Analysis of squeal noise and mode coupling instabilities including damping and gyroscopic effects

TL;DR

This paper investigates automotive clutch squeal noise by analyzing mode coupling instability, considering damping and gyroscopic effects, and offers insights into stability optimization and design improvements.

Contribution

It introduces an auto-coupling model incorporating friction-induced effects and analyzes the influence of damping and gyroscopic actions on stability.

Findings

Structural damping significantly enhances stability.

Gyroscopic effects interact with damping to influence stability.

Optimal parameter choices improve robustness against uncertainties.

Abstract

This paper deals with an audible disturbance known as automotive clutch squeal noise from the viewpoint of friction-induced mode coupling instability.
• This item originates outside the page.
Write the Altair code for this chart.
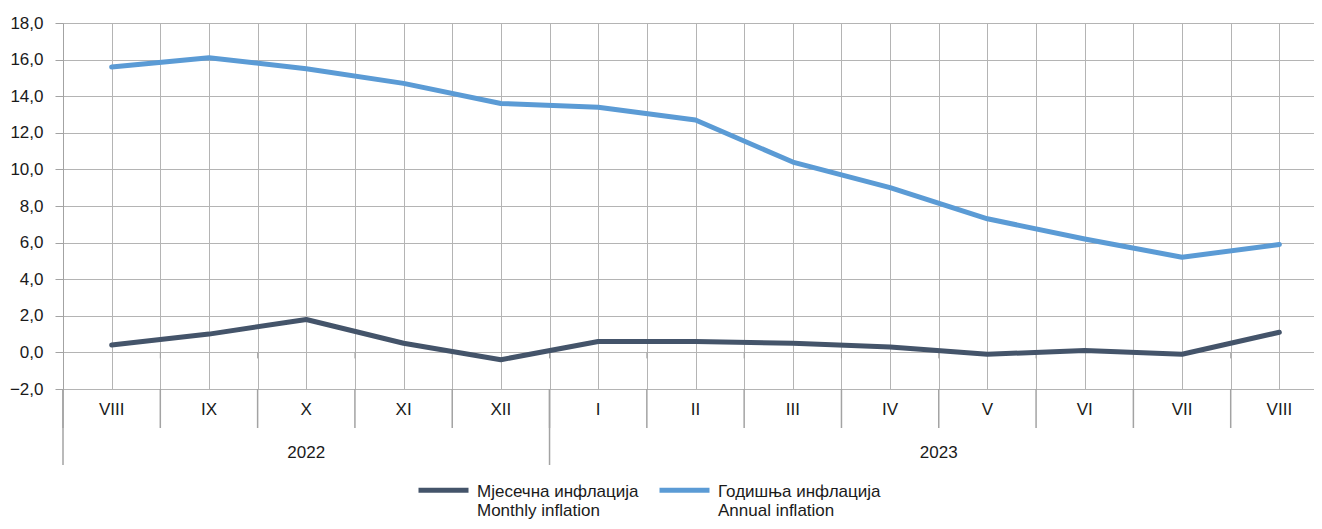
import altair as alt
import pandas as pd

# ---- data ----
months = ["VIII", "IX", "X", "XI", "XII", "I", "II", "III", "IV", "V", "VI", "VII", "VIII"]
years = ["2022"] * 5 + ["2023"] * 8
monthly = [0.4, 1.0, 1.8, 0.5, -0.4, 0.6, 0.6, 0.5, 0.3, -0.1, 0.1, -0.1, 1.1]
annual = [15.6, 16.1, 15.5, 14.7, 13.6, 13.4, 12.7, 10.4, 9.0, 7.3, 6.2, 5.2, 5.9]
series_names = ["Мјесечна инфлација|Monthly inflation", "Годишња инфлација|Annual inflation"]
series_colors = ["#44546A", "#5B9BD5"]
y_ticks = [-2, 0, 2, 4, 6, 8, 10, 12, 14, 16, 18]

FONT = "Liberation Sans, Arial"
FS = 17
W, H = 1265, 366
PAD_L = 55
PAD_R = 1306 - PAD_L - W  # plot runs slightly past the page edge, as in the reference
GRID = "#b4b4b4"
TICK = "#a3a3a3"
TXT = "#1a1a1a"

n = len(months)
idx = list(range(n))
cats = pd.DataFrame({"i": idx, "month": months, "year": years})
long = pd.DataFrame({
    "i": idx * 2,
    "value": monthly + annual,
    "series": [series_names[0]] * n + [series_names[1]] * n,
})
bounds = pd.DataFrame({"b": [i - 0.5 for i in range(n + 1)]})
grid_vals = sorted(idx + [i - 0.5 for i in range(n + 1)])

xscale = alt.Scale(domain=[-0.5, n - 0.5], nice=False, zero=False)
yscale = alt.Scale(domain=[-2, 18], nice=False, zero=False)

xaxis = alt.Axis(values=grid_vals, grid=True, gridColor=GRID, gridWidth=1,
                 labels=False, ticks=False, domain=False, title=None)
yaxis = alt.Axis(values=y_ticks, grid=True, gridColor=GRID, gridWidth=1,
                 domain=True, domainColor=TICK, tickColor=TICK, tickSize=8,
                 labelPadding=12, labelFont=FONT, labelFontSize=FS, labelColor=TXT,
                 labelOverlap=False,
                 labelExpr="replace(format(datum.value, '.1f'), '.', ',')",
                 title=None)

lines = alt.Chart(long).mark_line(strokeWidth=5, strokeCap="round", strokeJoin="round").encode(
    x=alt.X("i:Q", scale=xscale, axis=xaxis),
    y=alt.Y("value:Q", scale=yscale, axis=yaxis),
    color=alt.Color("series:N",
                    scale=alt.Scale(domain=series_names, range=series_colors),
                    sort=series_names,
                    legend=alt.Legend(
                        orient="none", direction="horizontal", legendX=353, legendY=446,
                        title=None, symbolType="M-1,-0.26H1", symbolSize=2500,
                        symbolStrokeWidth=5, symbolFillColor="transparent",
                        labelFont=FONT, labelFontSize=FS, labelColor=TXT,
                        labelBaseline="alphabetic", labelOffset=6, columnPadding=10,
                        labelExpr="split(datum.label, '|')", labelLimit=400,
                        padding=0)),
)

zero_stubs = alt.Chart(bounds).transform_filter("datum.b > 0").mark_rule(
    color=TICK, strokeWidth=1, y2Offset=6).encode(
    x=alt.X("b:Q", scale=xscale, axis=xaxis),
    y=alt.datum(0, scale=yscale, axis=yaxis),
    y2=alt.datum(0),
)

month_ticks = alt.Chart(bounds).mark_rule(color=TICK, strokeWidth=1.5).encode(
    x=alt.X("b:Q", scale=xscale, axis=xaxis),
    y=alt.value(H),
    y2=alt.value(H + 39),
)

month_labels = alt.Chart(cats).mark_text(
    font=FONT, fontSize=FS, color=TXT, baseline="middle", align="center").encode(
    x=alt.X("i:Q", scale=xscale, axis=xaxis),
    y=alt.value(H + 21),
    text="month:N",
)

year_seps = alt.Chart(cats).transform_aggregate(
    start="min(i)", groupby=["year"]).transform_calculate(
    b="datum.start - 0.5").mark_rule(color=TICK, strokeWidth=1.5).encode(
    x=alt.X("b:Q", scale=xscale, axis=xaxis),
    y=alt.value(H),
    y2=alt.value(H + 76),
)

year_labels = alt.Chart(cats).transform_aggregate(
    mid="mean(i)", groupby=["year"]).mark_text(
    font=FONT, fontSize=FS, color=TXT, baseline="middle", align="center").encode(
    x=alt.X("mid:Q", scale=xscale, axis=xaxis),
    y=alt.value(H + 64),
    text="year:N",
)

chart = alt.layer(
    zero_stubs, month_ticks, year_seps, month_labels, year_labels, lines
).properties(
    width=W, height=H,
    autosize=alt.AutoSizeParams(type="none"),
    padding={"left": PAD_L, "top": 15, "right": PAD_R, "bottom": 132},
).configure_view(stroke=None).configure(background="white")

chart.save("out.html", embed_options={"renderer": "svg", "actions": False})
Firstly, an auto-coupling model is presented showing a non-conservative circulatory effect originating from friction forces. Secondly, the stability of an equilibrium is investigated by determining the eigenvalues of the system linearized equations. The effects of the circulatory and gyroscopic actions are examined analytically and numerically to determine their influence on the stability region. Separate and combined effects are analysed with and without structural damping and important information is obtained on the role of each parameter and their interactions regarding overall stability. Not only is structural damping shown to be of primary importance, as reported in many previous works, this article also highlights a particular relationship with gyroscopic effects. A method of optimizing both the stability range and its robustness with respect to uncertainty on system parameters is discussed after which practical design recommendations are given.